My work is strongly inspired by World music. My melodic treatment is highly influenced by Indian classical music, as is my treatment of musical time in the broadest sense. My rhythmic treatment is both additive and divisive in nature, and can be traced to many rhythmic traditions especially in Africa, Asia, the Middle East and the Balkans. My harmonic treatment, refined by studies ranging from Medieval music to Wagner, from Pygmy music to the works of John Coltrane, ever originating in concentrated listening to overtones in intervals, voices or instruments, is a synthesis of anti-tonality with an expanded intuitive modality. I am always looking for special timbres created by simultaneous sounds, as can be seen in my scores, which contain many subtle playing instructions. My form treatment is free yet clear: awareness of form is created purely by memory, and I deliberately use many silences as well. To create music, especially as a composer, one needs to let go of all thinking in "fixed systems", whether known or new - and rather control such matters as discipline, method and attitude instead, as these are inwardly-directed parameters. I consider music to be primarily a real time-art as well as a real-time art, intended to allow listeners to participate live in the creation, as co-perceivers, satisfying three basic human "instincts": wonder, inquisitiveness and a sense of delight. Music could perhaps be the only human "language" which explains itself immediately in the very process of listening.

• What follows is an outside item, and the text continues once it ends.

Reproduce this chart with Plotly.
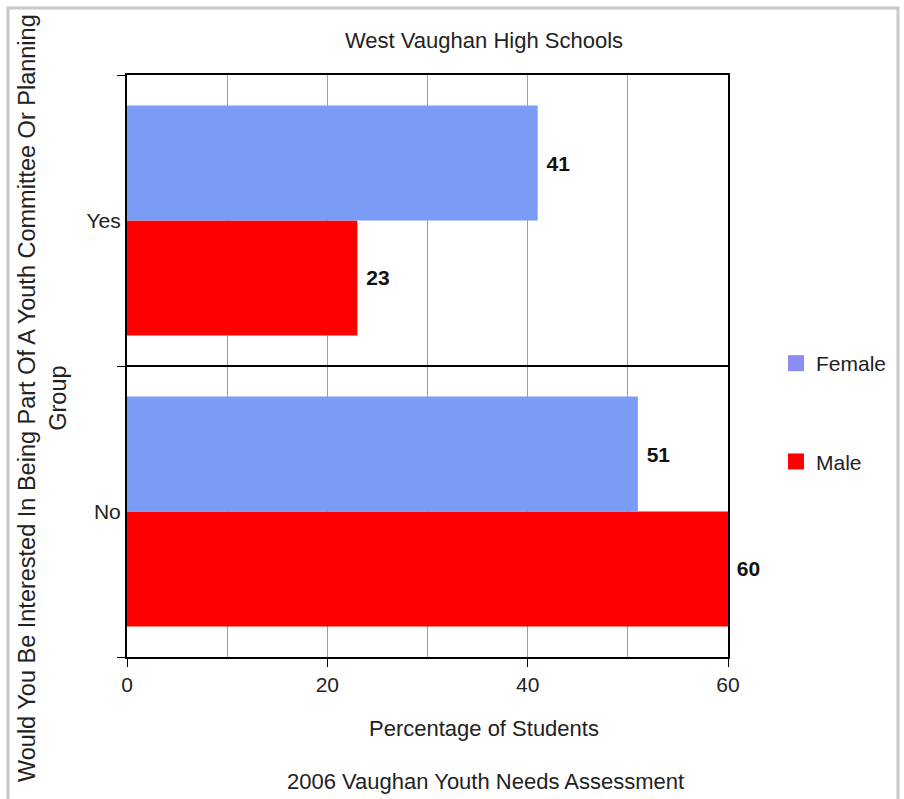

Since 1997 I have been teaching at Codarts University for the Arts, Rotterdam, where I developed the Academy-minor “World Music Composition in Practice”, there I also teach (Western: Jazz and Classical) music-theory and am a thesis-counselor.

Oscar van Dillen


This page below will collect short biographies of Oscar van Dillen for use in program notes:


Short biographies for use in program notes

Concerning 2 Cameras @ Sea and collaboration with Clive Holden

With specialist studies in Classical North Indian and Medieval music since 1977, as well as training in Jazz, World- and Classical Western music, theory and composition, Rotterdam composer Oscar van Dillen (*1958) has a very broad background from which to draw, both in his works and as a professor of music at Codarts University for the Arts. With Mathematics and Architecture among his other studies, he can be regarded as a specialist with a universalist background. He was recommended as "a knowledgeable polyglot, and a philantropic world citizen", as he served on the international board of directors of Wikimedia, the foundation behind Wikipedia.

Oscar van Dillen's musical works are being performed worldwide. Perhaps the Chamber-Symphony de Stad is his best known work, released 2003 in Germany on CD, with the composer conducting the work. In the Netherlands he worked with film directors Pieter Jan Smit and Adriaan Lokman. His collaboration with Clive Holden goes back to the International Film Festival Rotterdam 2005. After a screening of Trains of Winnipeg their first encounter immediately led to a frank and lively discussion. This inspiring first meeting gradually developed into a close friendship, and since 2007 they are collaborating on the project Utopia Suite, of which 2 Cameras @ Sea (the musical composition subtitled Waves and Tides) is the latest production.